Testing the applications of this
research involved moving from an animal model to the human species malaria Plasmodium falciparum. Using the
CRISPR-Cas9 system to disrupt the MTRAP locus showed no change in blood stage
parasitaemia, with MTRAP expression instead being strongly detected in gametes
unable to rupture the parasitophorous vacuole membrane.
 |
Figure 1: Malaria lifecycle, with inset
results from MTRAP research in Plasmodium spp 1, 4.
The research by Bargieri et al suggests MTRAP functions in the sexual stages of malaria, with protein removal preventing parasite transmission or fertilisation. (A) In the blood stages, identical parasite growth curves were found for both the wildtype MTRAP and the gene knockouts, suggesting the protein does not play a significant role. (p.i = post infection). (B) The research found also found normal levels of circulating gametocytes in the mouse bloodstream. (C) P. falciparum gametocyte staining with DAPI for DNA (blue) and Band3 for the erythrocytic membrane (green) shows activated gametocytes remaining inside the erythrocytic membrane (D) Gene knockouts of MTRAP in Plasmodium berghei were found to negatively influence both ookinete and oocyst formation in the mosquito host. |
In wild type parasites, exflagellation of the male
macrogamete occurs inside the erythrocytic parasitophorous vacuole. Before
egress from the erythrocyte, the vacuole is ruptured and male gametes form
exflagellation centres on the inner red blood cell membrane. Activated MTRAPKO
gametes were found to form motile
flagella but did not form exflagellation centres in either P. berghei or P. falciparum.

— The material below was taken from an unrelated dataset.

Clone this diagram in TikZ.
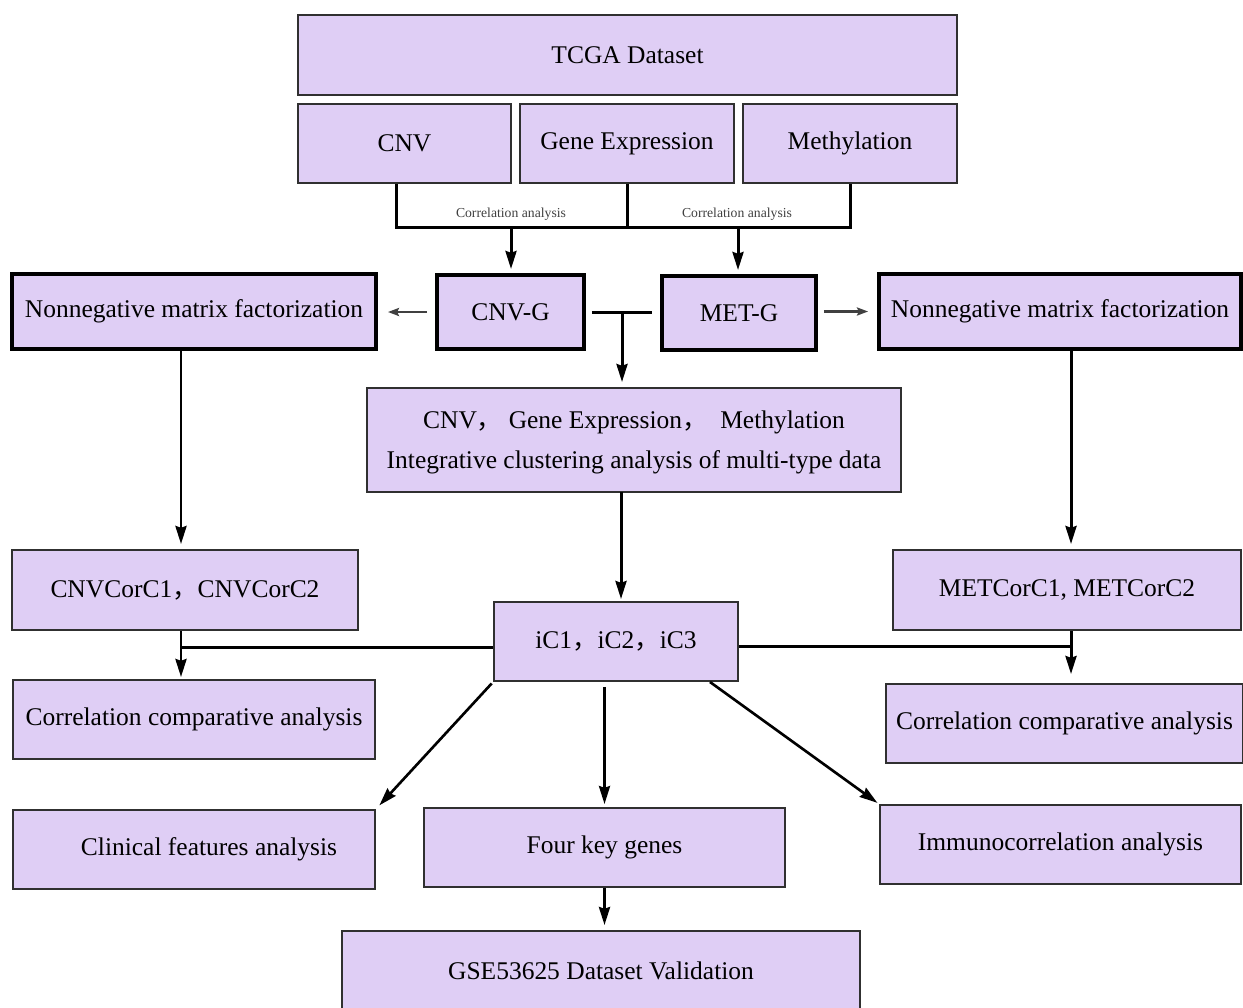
\documentclass[tikz,border=0pt]{standalone}
\usepackage{fontspec}
\setmainfont{Liberation Serif}
\newfontfamily\cjk{Noto Sans CJK SC}
\usetikzlibrary{arrows.meta}
\definecolor{boxfill}{HTML}{DFCEF5}
\definecolor{boxline}{HTML}{303030}
\newcommand{\fw}{{\cjk ，}}

\tikzset{
	box/.style={draw=boxline, line width=1.1pt, rectangle, fill=boxfill, minimum height=1.58cm, font=\fontsize{14.5}{17}\selectfont, inner sep=0pt, align=center},
	boldbox/.style={box, draw=black, line width=2.2pt},
	smalltext/.style={font=\fontsize{7.8}{9}\selectfont, text=black!75},
	link/.style={line width=1.7pt, black},
	arr/.style={link, -{Stealth[length=0.36cm, width=0.22cm, inset=1pt]}},
	grayarr/.style={line width=1.4pt, black!75, -{Stealth[length=0.22cm, width=0.16cm, inset=1pt]}}
}

\begin{document}
\begin{tikzpicture}
				\useasboundingbox (0,0) rectangle (24.86,-20.14);
				% data sources
				\node[box, minimum width=13.18cm, minimum height=1.6cm] (TCGA)at(12.55, -1.10) {TCGA Dataset};
				\node[box, minimum width=4.26cm] (CNV)at(8.09, -2.87) {CNV};
				\node[box, minimum width=4.28cm] (GE)at(12.54, -2.87) {Gene Expression};
				\node[box, minimum width=4.28cm] (Meth)at(17.00, -2.87) {Methylation};
				% correlation step
				\node[boldbox, minimum width=7.28cm, minimum height=1.5cm] (NMFL)at(3.88, -6.23) {Nonnegative matrix factorization};
				\node[boldbox, minimum width=2.94cm, minimum height=1.48cm] (CNVG)at(10.21, -6.24) {CNV-G};
				\node[boldbox, minimum width=3.08cm, minimum height=1.48cm] (METG)at(14.78, -6.26) {MET-G};
				\node[boldbox, minimum width=7.24cm, minimum height=1.5cm] (NMFR)at(21.20, -6.23) {Nonnegative matrix factorization};
				\node[box, minimum width=10.68cm, minimum height=2.08cm, text depth=0pt] (Integ)at(12.68, -8.80) {CNV\fw\ Gene Expression\fw\ \ Methylation\\[0.2cm]Integrative clustering analysis of multi-type data};
				% subtypes
				\node[box, minimum width=6.92cm, minimum height=1.6cm] (CNVCC)at(3.70, -11.80) {CNVCorC1\fw CNVCorC2};
				\node[box, minimum width=6.96cm, minimum height=1.6cm] (METCC)at(21.34, -11.80) {METCorC1, METCorC2};
				\node[box, minimum width=4.88cm] (iC)at(12.32, -12.83) {iC1\fw iC2\fw iC3};
				\node[box, minimum width=7.24cm] (CorrL)at(3.88, -14.39) {Correlation comparative analysis};
				\node[box, minimum width=7.14cm] (CorrR)at(21.29, -14.47) {Correlation comparative analysis};
				% downstream
				\node[box, minimum width=7.24cm] (Clin)at(3.88, -16.99) {\hspace{0.6cm}Clinical features analysis};
				\node[box, minimum width=7.22cm] (Four)at(12.09, -16.95) {Four key genes};
				\node[box, minimum width=7.22cm] (Immuno)at(21.21, -16.89) {Immunocorrelation analysis};
				\node[box, minimum width=10.36cm] (GSE)at(12.02, -19.41) {GSE53625 Dataset Validation};

				% bracket with correlation analysis
				\coordinate (bar)at(0, -4.54);
				\draw[link] ([xshift=-0.16cm]CNV.south) -- ([xshift=-0.16cm]CNV.south |- bar) -- (Meth.south |- bar) -- (Meth.south);
				\draw[link] (GE.south) -- (GE.south |- bar);
				\node[smalltext] (lblL)at(10.22, -4.28) {Correlation analysis};
				\node[smalltext] (lblR)at(14.74, -4.28) {Correlation analysis};
				\draw[arr, shorten >=0.12cm] (10.22, -4.54) -- (10.22, -5.50);
				\draw[arr, shorten >=0.12cm] (14.76, -4.54) -- (14.76, -5.52);

				% to factorization and integration
				\draw[grayarr, shorten <=0.16cm, shorten >=0.2cm] (CNVG.west) -- (CNVG.west -| NMFL.east);
				\draw[grayarr, shorten <=0.12cm, shorten >=0.18cm] (METG.east |- NMFR.west) -- (NMFR.west);
				\coordinate (mid)at(12.44, -6.24);
				\draw[link, shorten <=0.12cm, shorten >=0.16cm] (CNVG.east) -- (CNVG.east -| METG.west);
				\draw[arr, shorten >=0.1cm] (mid) -- (mid |- Integ.north);
				\draw[arr, shorten >=0.1cm] (3.62, -6.98) -- (CNVCC.north -| 3.62, 0);
				\draw[arr, shorten >=0.1cm] (21.42, -6.98) -- (METCC.north -| 21.42, 0);
				\draw[arr, shorten >=0.04cm] (12.42, -9.84) -- (iC.north -| 12.42, 0);

				% comparisons
				\coordinate (jL)at(3.62, -12.94);
				\coordinate (jR)at(21.42, -12.92);
				\draw[link] (iC.west |- jL) -- (jL);
				\draw[link] (iC.east |- jR) -- (jR);
				\draw[arr, shorten >=0.04cm] (CNVCC.south -| jL) -- (CorrL.north -| jL);
				\draw[arr, shorten >=0.18cm] (METCC.south -| jR) -- (CorrR.north -| jR);

				% downstream analyses
				\draw[arr, line width=1.5pt, shorten <=0.04cm, shorten >=0.1cm] (iC.south west) -- (Clin.north east);
				\draw[arr, line width=1.5pt, shorten <=0.1cm, shorten >=0.06cm] (Four.north |- iC.south) -- (Four.north);
				\draw[arr, line width=1.5pt, shorten >=0.04cm] ([xshift=-0.58cm]iC.south east) -- (Immuno.north west);
				\draw[arr, shorten >=0.1cm] (Four.south) -- (Four.south |- GSE.north);
			\end{tikzpicture}
\end{document}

Microscopy of gamete activation found the knockouts remained inside the parasitophorous
vacuole, and the authors believe this stems from an inability to disrupt the
vacuole membrane. Further evidence was
given to this theory by complementing defective mutants with an episomally
expressed MTRAP, which resulted in partial restoration of the parasite sexual
cycle.
Emerging resistance to commonly
used antimalarial compounds and insecticides pose a risk to malaria control
efforts, and there is not yet an efficacious commercially available vaccine 4,
5. Although this
research does not suggest MTRAP as a candidate for vaccines blocking
erythrocytic invasion, the protein could be explored to block transmission. Further
research into MTRAP’s role in parasitophorous vacuole disruption and gamete
egress is needed to understand its potential role in a vaccine. It may be that
MTRAP does indeed have roles in parasite actin motors and motility, although in
a different stage to the parasite lifecycle than previously expected. Whilst
further work still needs to be performed exploring MTRAP function, this
research clearly demonstrates the remarkable utility of the CRISPR-Cas9 system
in malaria.
References
- Bargieri, D.Y. et al. Plasmodium Merozoite TRAP Family Protein Is Essential For Vacuole Membrane Disruption and Gamete Egress From Erythrocytes. Cell Host & Microbe 20, 619-630 (2016).
- Baum, J. et al. A conserved molecula motor drives cell invasion and gliding motility across malaria life cycle stages and other apicomplexan parasites. Journal of Biological Chemistry 281, 5197-5208 (2006).
- Kehrer, J., Frischknecht, F. and Mair, G. R. Proteomic analysis of the Plasmodium berghei gametocyte egressosome and vesicular bilD of osmiophilic body proteins identifies merozoite TRAP-like protein (MTRAP) as an essential factor for parasite transmission. Molecular and Cellular Proteomics 15, 2852-2862. (2016).
- Outtara, A and Laurens, M.B. Vaccines against malaria. Clinical Infectious Diseases 60, 930-936. (2015).
- Cowman, A.F., Healer, J.m Marapana, D. and Marsh, K. Malaria: Biology and Disease. Cell 167, 610-624. (2016).